Archive for the ‘gas prices’ Category

Gas Retailer Naughtiness?

Sunday, June 1st, 2008

Today’s Sunday Oregonian, addresses this complaint about misrepresentations regarding gas prices. The problem is the hidden credit card or ATM charge. What happens when a gas station posts its prices but fails to tell you–until after you make the purchase–that the price is higher if you pay with a credit card? Or when a gas station adds a courtesy charge or ATM charge without disclosing it at the pump?

Oregon’s Unlawful Trade Practices Act provides a means of addressing this death by a thousand paper cuts rip off. Individuals who succeed in proving an Unlawful Trade Practices Act claim can recover their or $200–whichever is higher–plus attorney fees.  There is even the possibility of seeking additional punitive damages if the practice is really bad. If the practice is wide-spread, consumers can actually pursue the matter as a class action to recover the monies illegally collected.

I’ve actually handled one of these cases before. It arose when Oregon ARCO stations charged an ATM fee. But they didn’t tell you until after you pumped the gas and then went inside to pay. The case, which was a class action, eventually settled.

They’re not big cases, but they’re important because they add up.  For consumers, gas price increases are a a huge economic issue. Another dollar or two as a surcharge is maybe only a little bit, or the equivalent of a paper cut. But consumers are being squeezed from all sides. That single little surcharge is just one more example of the fee-based ripoffs that make consumers poorer.  The charges add up in another way. When illegal charges are collected from many consumers, they add up as additional profits for the company that is violating the law. Not good.

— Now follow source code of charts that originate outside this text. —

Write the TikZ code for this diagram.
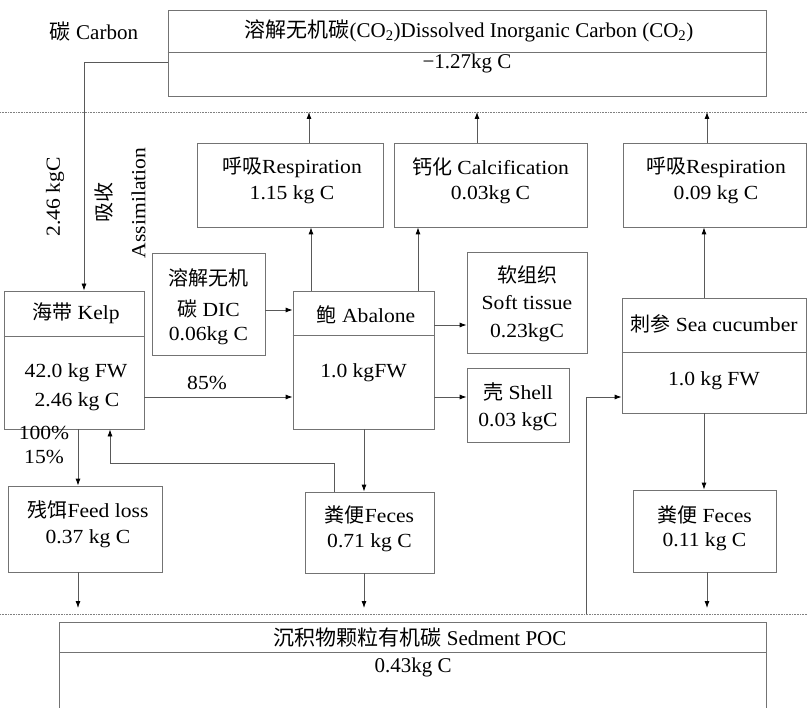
\documentclass[tikz,border=0pt]{standalone}
\usepackage{fontspec}
\setmainfont{Liberation Serif}[FakeStretch=1.08]
\newfontfamily\plainserif{Liberation Serif}
\newfontfamily\cjk{Noto Sans CJK SC}
\usetikzlibrary{arrows.meta}
\newcommand\zh[1]{{\cjk #1}}
\definecolor{boxgray}{gray}{0.45}
\definecolor{linegray}{gray}{0.35}
\begin{document}
\begin{tikzpicture}[x=1pt,y=-1pt,
  box/.style={draw=boxgray, line width=0.8pt, inner sep=0pt},
  hold/.style={inner sep=0pt},
  txt/.style={inner sep=0pt, font=\fontsize{20}{22}\selectfont},
  ctxt/.style={inner sep=0pt, font=\plainserif\fontsize{21}{23}\selectfont},
  conn/.style={draw=linegray, line width=0.8pt, -{Latex[length=7pt,width=5pt,color=black]}},
  plainline/.style={draw=linegray, line width=0.8pt},
  sepline/.style={draw=gray, line width=0.6pt, densely dotted}]
\useasboundingbox (0,0) rectangle (808,708);

% separators
\draw[sepline] (0,112) -- (808,112);
\draw[sepline] (0,614) -- (808,614);

% boxes
\node[box, minimum width=598pt, minimum height=86pt] (dic) at (467,53) {};
\node[box, minimum width=186pt, minimum height=84pt] (resp1) at (290,185) {};
\node[box, minimum width=193pt, minimum height=84pt] (calc) at (490.5,185) {};
\node[box, minimum width=183pt, minimum height=84pt] (resp2) at (714.5,185) {};
\node[box, minimum width=140pt, minimum height=138pt] (kelp) at (74,360) {};
\node[box, minimum width=113pt, minimum height=102pt] (dicsm) at (208.5,304) {};
\node[box, minimum width=141pt, minimum height=138pt] (abal) at (363.5,360) {};
\node[box, minimum width=120pt, minimum height=101pt] (soft) at (527,302.5) {};
\node[box, minimum width=102pt, minimum height=74pt] (shell) at (518,405) {};
\node[box, minimum width=184pt, minimum height=115pt] (seacuc) at (714,355.5) {};
\node[box, minimum width=154pt, minimum height=86pt] (feed) at (85,529) {};
\node[box, minimum width=129pt, minimum height=81pt] (fec1) at (369.5,532.5) {};
\node[box, minimum width=143pt, minimum height=82pt] (fec2) at (704.5,531) {};
\node[hold, minimum width=706pt, minimum height=90pt] (sed) at (413,668) {};
\draw[boxgray, line width=0.8pt] (sed.south west) -- (sed.north west) -- (sed.north east) -- (sed.south east);

% dividers
\coordinate (y52) at (0,52);
\coordinate (y336) at (0,336);
\coordinate (y335) at (0,335);
\coordinate (y352) at (0,352);
\coordinate (y652) at (0,652);
\draw[boxgray, line width=0.8pt] (dic.west |- y52) -- (dic.east |- y52);
\draw[boxgray, line width=0.8pt] (kelp.west |- y336) -- (kelp.east |- y336);
\draw[boxgray, line width=0.8pt] (abal.west |- y335) -- (abal.east |- y335);
\draw[boxgray, line width=0.8pt] (seacuc.west |- y352) -- (seacuc.east |- y352);
\draw[boxgray, line width=0.8pt] (sed.west |- y652) -- (sed.east |- y652);

% texts
\node[ctxt] (tcarbon) at (94,32) {\zh{碳} Carbon};
\node[ctxt] (tdic1) at (469,31) {\zh{溶解无机碳}(CO\textsubscript{2})Dissolved Inorganic Carbon (CO\textsubscript{2})};
\node[ctxt] (tdic2) at (467,63) {−1.27kg C};

\node[txt] (tr1a) at (292,167) {\zh{呼吸}Respiration};
\node[txt] (tr1b) at (292,195) {1.15 kg C};
\node[txt] (tca) at (490.5,167) {\zh{钙化} Calcification};
\node[txt] (tcb) at (490.5,195) {0.03kg C};
\node[txt] (tr2a) at (716,167) {\zh{呼吸}Respiration};
\node[txt] (tr2b) at (716,195) {0.09 kg C};

\node[txt] (tk1) at (76,313) {\zh{海带} Kelp};
\node[txt] (tk2) at (76,373) {42.0 kg FW};
\node[txt] (tk3) at (77,402) {2.46 kg C};

\node[txt] (td1) at (208.5,278) {\zh{溶解无机}};
\node[txt] (td2) at (208.5,309) {\zh{碳} DIC};
\node[txt] (td3) at (208.5,336) {0.06kg C};

\node[txt] (ta1) at (366,315) {\zh{鲍} Abalone};
\node[txt] (ta2) at (363.5,373) {1.0 kgFW};

\node[txt] (ts1) at (527,275) {\zh{软组织}};
\node[txt] (ts2) at (527,303) {Soft tissue};
\node[txt] (ts3) at (527,333) {0.23kgC};

\node[txt] (tsh1) at (518,392) {\zh{壳} Shell};
\node[txt] (tsh2) at (518,422) {0.03 kgC};

\node[txt] (tsc1) at (714,324) {\zh{刺参} Sea cucumber};
\node[txt] (tsc2) at (714,381) {1.0 kg FW};

\node[txt] (tf1) at (88,510) {\zh{残饵}Feed loss};
\node[txt] (tf2) at (88,539) {0.37 kg C};

\node[txt] (tfa1) at (369.5,515) {\zh{粪便}Feces};
\node[txt] (tfa2) at (369.5,543) {0.71 kg C};

\node[txt] (tfb1) at (704.5,515) {\zh{粪便} Feces};
\node[txt] (tfb2) at (704.5,542) {0.11 kg C};

\node[ctxt] (tsed1) at (420,638) {\zh{沉积物颗粒有机碳} Sedment POC};
\node[ctxt] (tsed2) at (413,667) {0.43kg C};

\node[txt] (p85) at (207,383) {85\%};
\node[txt] (p100) at (44,433) {100\%};
\node[txt] (p15) at (44,457) {15\%};

\node[txt, rotate=90] (t246) at (55,197) {2.46 kgC};
\node[txt, rotate=90, align=center, font=\fontsize{20}{34}\selectfont] (tassim) at (120,203) {\zh{吸收}\\Assimilation};

% connectors
\coordinate (k1) at (84,62);
\draw[conn] (dic.west |- k1) -- (k1) -- (k1 |- kelp.north);

\coordinate (u1) at (309,112);
\coordinate (u2) at (477,112);
\coordinate (u3) at (707,112);
\draw[conn] (u1 |- resp1.north) -- (u1);
\draw[conn] (u2 |- calc.north) -- (u2);
\draw[conn] (u3 |- resp2.north) -- (u3);

\coordinate (a1) at (311,0);
\coordinate (a2) at (418,0);
\draw[conn] (a1 |- abal.north) -- (a1 |- resp1.south);
\draw[conn] (a2 |- abal.north) -- (a2 |- calc.south);

\coordinate (d1) at (0,310);
\coordinate (d2) at (0,325);
\coordinate (d3) at (0,397);
\draw[conn] (d1 -| dicsm.east) -- (d1 -| abal.west);
\draw[conn] (d2 -| abal.east) -- (d2 -| soft.west);
\draw[conn] (d3 -| kelp.east) -- (d3 -| abal.west);
\draw[conn] (d3 -| abal.east) -- (d3 -| shell.west);

\coordinate (a3) at (78,0);
\coordinate (a4) at (364,0);
\draw[conn] (a3 |- kelp.south) -- (a3 |- feed.north);
\draw[conn] (a4 |- abal.south) -- (a4 |- fec1.north);

\coordinate (a5) at (334,463);
\coordinate (a6) at (110,463);
\draw[conn] (a5 |- fec1.north) -- (a5) -- (a6) -- (a6 |- kelp.south);

\coordinate (a7) at (704,0);
\draw[conn] (a7 |- seacuc.north) -- (a7 |- resp2.south);
\draw[conn] (a7 |- seacuc.south) -- (a7 |- fec2.north);

\coordinate (b1) at (586,614);
\coordinate (b2) at (586,397);
\draw[conn] (b1) -- (b2) -- (b2 -| seacuc.west);

\coordinate (c1) at (78,608);
\coordinate (c2) at (364,608);
\coordinate (c3) at (707,608);
\draw[conn] (c1 |- feed.south) -- (c1);
\draw[conn] (c2 |- fec1.south) -- (c2);
\draw[conn] (c3 |- fec2.south) -- (c3);
\end{tikzpicture}
\end{document}
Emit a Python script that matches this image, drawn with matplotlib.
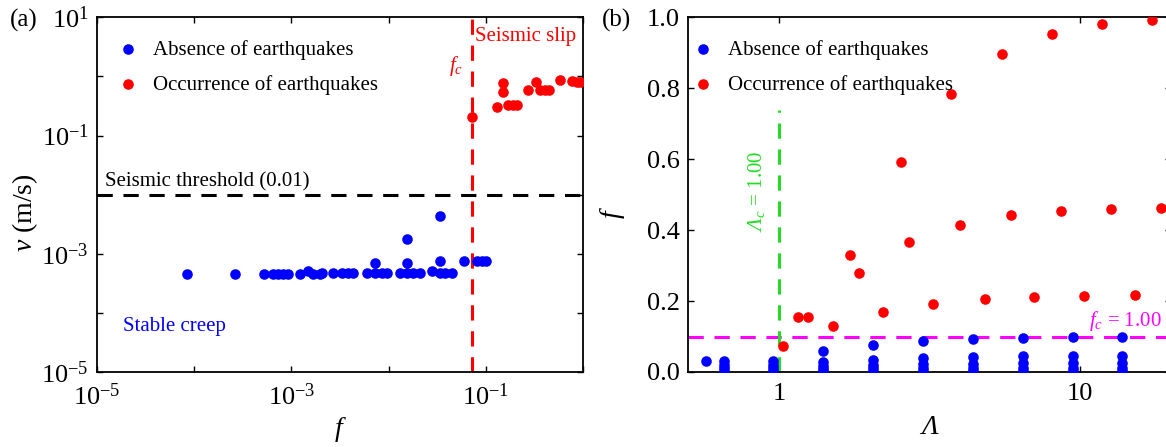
import matplotlib
matplotlib.use("Agg")
import matplotlib.pyplot as plt
import numpy as np
from matplotlib.ticker import FixedLocator, FixedFormatter, NullLocator

plt.rcParams['font.family'] = ['Liberation Serif', 'DejaVu Serif']
plt.rcParams['mathtext.fontset'] = 'custom'
plt.rcParams['mathtext.rm'] = 'Liberation Serif'
plt.rcParams['mathtext.it'] = 'Liberation Serif:italic'
plt.rcParams['mathtext.cal'] = 'Liberation Serif:italic'

BLUE = '#0000FF'
RED = '#FF0000'
GREEN = '#22DD22'
MAGENTA = '#FF00FF'

# ---- (a) creep velocity vs f ----
f_creep = [8.35e-5, 2.62e-4, 5.26e-4, 6.51e-4, 7.33e-4, 8.25e-4, 9.29e-4, 1.23e-3,
           1.49e-3, 1.68e-3, 1.97e-3, 2.05e-3, 2.70e-3, 3.30e-3, 3.86e-3, 4.34e-3,
           5.96e-3, 7.26e-3, 7.26e-3, 8.51e-3, 9.58e-3, 1.31e-2, 1.56e-2, 1.56e-2,
           1.56e-2, 1.80e-2, 2.11e-2, 2.78e-2, 3.39e-2, 3.39e-2, 3.39e-2, 3.82e-2,
           4.48e-2, 6.04e-2, 8.1e-2, 9.2e-2, 0.100]
v_creep = [4.6e-4, 4.6e-4, 4.6e-4, 4.6e-4, 4.6e-4, 4.6e-4, 4.6e-4, 4.6e-4,
           5.2e-4, 4.6e-4, 4.6e-4, 4.7e-4, 4.7e-4, 4.8e-4, 4.7e-4, 4.7e-4,
           4.7e-4, 4.7e-4, 6.9e-4, 4.7e-4, 4.7e-4, 4.7e-4, 4.7e-4, 6.9e-4,
           1.81e-3, 4.7e-4, 4.7e-4, 5.2e-4, 4.7e-4, 7.5e-4, 4.37e-3, 4.7e-4,
           4.7e-4, 7.5e-4, 7.6e-4, 7.6e-4, 7.6e-4]

f_slip = [0.0728, 0.130, 0.152, 0.152, 0.171, 0.192, 0.211, 0.275, 0.330,
          0.362, 0.408, 0.452, 0.582, 0.769, 0.865, 0.936]
v_slip = [0.2075, 0.307, 0.764, 0.55, 0.327, 0.327, 0.327, 0.587, 0.813,
          0.587, 0.587, 0.587, 0.868, 0.836, 0.82, 0.80]

f_crit = 0.0728
v_threshold = 0.01

v_exponents = np.arange(-5, 2)
f_exponents = np.arange(-5, 1)

# ---- (b) f vs Lambda ----
lam_columns = [0.574, 0.655, 0.955, 1.40, 2.054, 3.01, 4.42, 6.48, 9.5, 13.76]
f_columns = [
    [0.0305],
    [0.032, 0.02, 0.01, 0.004],
    [0.032, 0.02, 0.01, 0.004],
    [0.0587, 0.028, 0.018, 0.009, 0.003],
    [0.0775, 0.035, 0.02, 0.01, 0.004],
    [0.0887, 0.040, 0.022, 0.011, 0.004],
    [0.0935, 0.043, 0.023, 0.012, 0.004],
    [0.0963, 0.044, 0.024, 0.012, 0.004],
    [0.099, 0.045, 0.025, 0.012, 0.004],
    [0.099, 0.046, 0.025, 0.012, 0.004],
]
lam_quake = [1.031, 1.154, 1.249, 1.512, 1.724, 1.852, 2.218, 2.55, 2.715, 3.25,
             3.744, 3.99, 4.82, 5.49, 5.88, 7.06, 8.05, 8.63, 10.35, 11.81,
             12.65, 15.2, 17.32, 18.6]
f_quake = [0.073, 0.155, 0.155, 0.131, 0.330, 0.2785, 0.1685, 0.592, 0.366, 0.191,
           0.7837, 0.4155, 0.2056, 0.896, 0.4417, 0.211, 0.953, 0.455, 0.214, 0.981,
           0.4606, 0.216, 0.993, 0.4625]

lam_crit = 1.00
fc_line = 0.1
f_ticks = [0.0, 0.2, 0.4, 0.6, 0.8, 1.0]

lam_stable = [l for l, col in zip(lam_columns, f_columns) for _ in col]
f_stable = [v for col in f_columns for v in col]

fig = plt.figure(figsize=(11.66, 4.47), dpi=100)
ax1 = fig.add_axes([0.0834, 0.1678, 0.4164, 0.7935])
ax2 = fig.add_axes([0.5903, 0.1678, 0.4136, 0.7935])

TICK_FS = 19
LEG_FS = 15
DASH = (5, 3.5)
MS = 58

for ax in (ax1, ax2):
    for s in ax.spines.values():
        s.set_linewidth(1.3)
    ax.tick_params(direction='in', top=True, right=True, length=4.5, width=1.0,
                   labelsize=TICK_FS, pad=6)
    ax.tick_params(axis='x', pad=8)

# panel (a)
ax1.set_xscale('log')
ax1.set_yscale('log')
ax1.scatter(f_creep, v_creep, s=MS, color=BLUE, linewidths=0, zorder=3,
            label='Absence of earthquakes')
ax1.scatter(f_slip, v_slip, s=MS, color=RED, linewidths=0, zorder=3,
            label='Occurrence of earthquakes')
ax1.axhline(v_threshold, color='black', lw=2.2, dashes=DASH, zorder=2)
ax1.axvline(f_crit, color=RED, lw=2.2, dashes=DASH, zorder=2)
ax1.set_xlim(1e-5, 1)
ax1.set_ylim(1e-5, 10)

ax1.xaxis.set_major_locator(FixedLocator(10.0 ** f_exponents))
ax1.xaxis.set_major_formatter(FixedFormatter(
    [r'10$^{%d}$' % e if e % 2 else '' for e in f_exponents]))
ax1.yaxis.set_major_locator(FixedLocator(10.0 ** v_exponents))
ax1.yaxis.set_major_formatter(FixedFormatter(
    [r'10$^{%d}$' % e if e % 2 else '' for e in v_exponents]))
ax1.xaxis.set_minor_locator(NullLocator())
ax1.yaxis.set_minor_locator(NullLocator())

ax1.set_xlabel('$f$', fontsize=20)
ax1.set_ylabel('$v$ (m/s)', fontsize=20)
ax1.xaxis.set_label_coords(0.5, -0.12)
ax1.yaxis.set_label_coords(-0.117, 0.45)

ax1.text(1.2e-5, 0.0115, 'Seismic threshold (0.01)', fontsize=LEG_FS, va='bottom')
ax1.text(1.86e-5, 5.8e-5, 'Stable creep', fontsize=LEG_FS, color=BLUE, va='center')
ax1.text(0.0776, 4.69, 'Seismic slip', fontsize=LEG_FS, color=RED, va='center')
ax1.text(0.0584, 1.5, '$f_c$', fontsize=LEG_FS, color=RED, va='center', ha='right')

ax1.legend(loc='upper left', bbox_to_anchor=(0.016, 0.977), frameon=False,
           fontsize=LEG_FS, handlelength=0.8, handletextpad=0.8,
           labelspacing=0.72, borderpad=0.2, scatterpoints=1)

# panel (b)
ax2.set_xscale('log')
ax2.scatter(lam_stable, f_stable, s=MS, color=BLUE, linewidths=0, zorder=3,
            label='Absence of earthquakes')
ax2.scatter(lam_quake, f_quake, s=MS, color=RED, linewidths=0, zorder=3,
            label='Occurrence of earthquakes')
ax2.axhline(fc_line, color=MAGENTA, lw=2.2, dashes=DASH, zorder=2)
ax2.plot([lam_crit, lam_crit], [0, 0.74], color=GREEN, lw=2.2, dashes=DASH, zorder=2)
ax2.set_xlim(0.5, 20)
ax2.set_ylim(0, 1.0)
ax2.xaxis.set_major_locator(FixedLocator([1, 10]))
ax2.xaxis.set_major_formatter(FixedFormatter(['1', '10']))
ax2.xaxis.set_minor_locator(NullLocator())
ax2.set_yticks(f_ticks)
ax2.set_yticklabels(['%.1f' % t for t in f_ticks])

ax2.set_xlabel('Λ', fontsize=20, fontstyle='italic')
ax2.set_ylabel('$f$', fontsize=20)
ax2.xaxis.set_label_coords(0.5, -0.12)
ax2.yaxis.set_label_coords(-0.127, 0.45)

ax2.text(0.843, 0.51, r'$\mathcal{Λ}_c$ = 1.00', fontsize=LEG_FS, color=GREEN,
         rotation=90, ha='center', va='center')
ax2.text(18.7, 0.145, '$f_c$ = 1.00', fontsize=LEG_FS, color=MAGENTA,
         ha='right', va='center')

ax2.legend(loc='upper left', bbox_to_anchor=(-0.018, 0.977), frameon=False,
           fontsize=LEG_FS, handlelength=0.8, handletextpad=0.8,
           labelspacing=0.72, borderpad=0.2, scatterpoints=1)

fig.text(0.0206, 0.955, '(a)', fontsize=18, ha='center', va='center')
fig.text(0.529, 0.955, '(b)', fontsize=18, ha='center', va='center')

fig.savefig('out.png', dpi=100)
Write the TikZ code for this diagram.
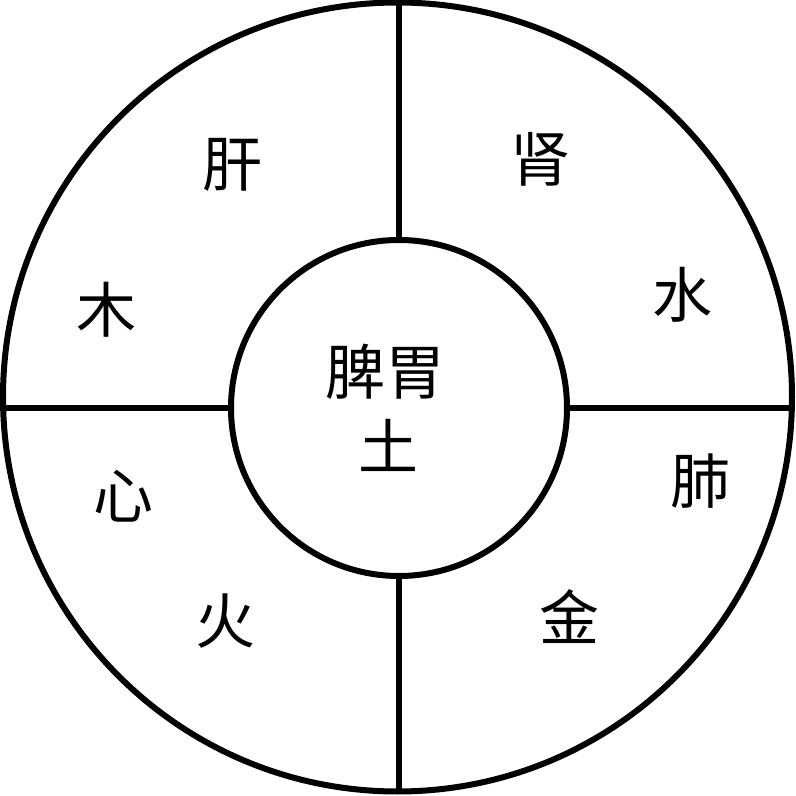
\documentclass[tikz,border=0pt]{standalone}
\usepackage{fontspec}
\newfontfamily\cjk{Noto Sans CJK SC}
\usepackage{tikz}
\tikzset{
	ring/.style={draw, circle, line width=6pt, inner sep=0pt},
	zang/.style={font=\cjk\fontsize{60}{72}\selectfont, inner sep=0pt}
}

\begin{document}
\begin{tikzpicture}[x=1pt, y=1pt]
				%%%%% START %%%%%
				\useasboundingbox (0, 0) rectangle (796, 796);
				
				\node[ring, minimum size=789pt] (outer) at (397.5, 399) {};
				\node[ring, minimum size=336pt] (inner) at (399, 388) {};
				
				\draw[line width=6pt] (inner.north) -- (inner.north |- outer.north);
				\draw[line width=6pt] (inner.south) -- (inner.south |- outer.south);
				\draw[line width=6pt] (inner.west) -- (inner.west -| outer.west);
				\draw[line width=6pt] (inner.east) -- (inner.east -| outer.east);
				
				\node[zang] (piwei) at (385, 424) {脾胃};
				\node[zang] (tu) at (388, 351) {土};
				
				\node[zang] (gan) at (232, 631) {肝};
				\node[zang] (mu) at (106, 486) {木};
				\node[zang] (shen) at (540, 637) {肾};
				\node[zang] (shui) at (682, 501) {水};
				\node[zang] (xin) at (123, 300) {心};
				\node[zang] (huo) at (225, 175) {火};
				\node[zang] (fei) at (700, 315) {肺};
				\node[zang] (jin) at (569, 179) {金};
				%%%%% END %%%%%
\end{tikzpicture}
\end{document}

Back to the article. It notes: “What’s unclear is whether gas stations are required to note on their marquee signs that there are two prices — one for cash, one for plastic. That once was a more common practice, but many gas station operators say they haven’t done so for years.”

I disagree. The Unlawful Trade Practices Act specifically prohibits misrepresentations about prices of goods. And a misrepresentation includes a failure to disclose information. So if a seller posts a gas price as $3.99 per gallon, and that price is a “cash only” price, it must say “cash only” or something like that, or it is risks violating the act.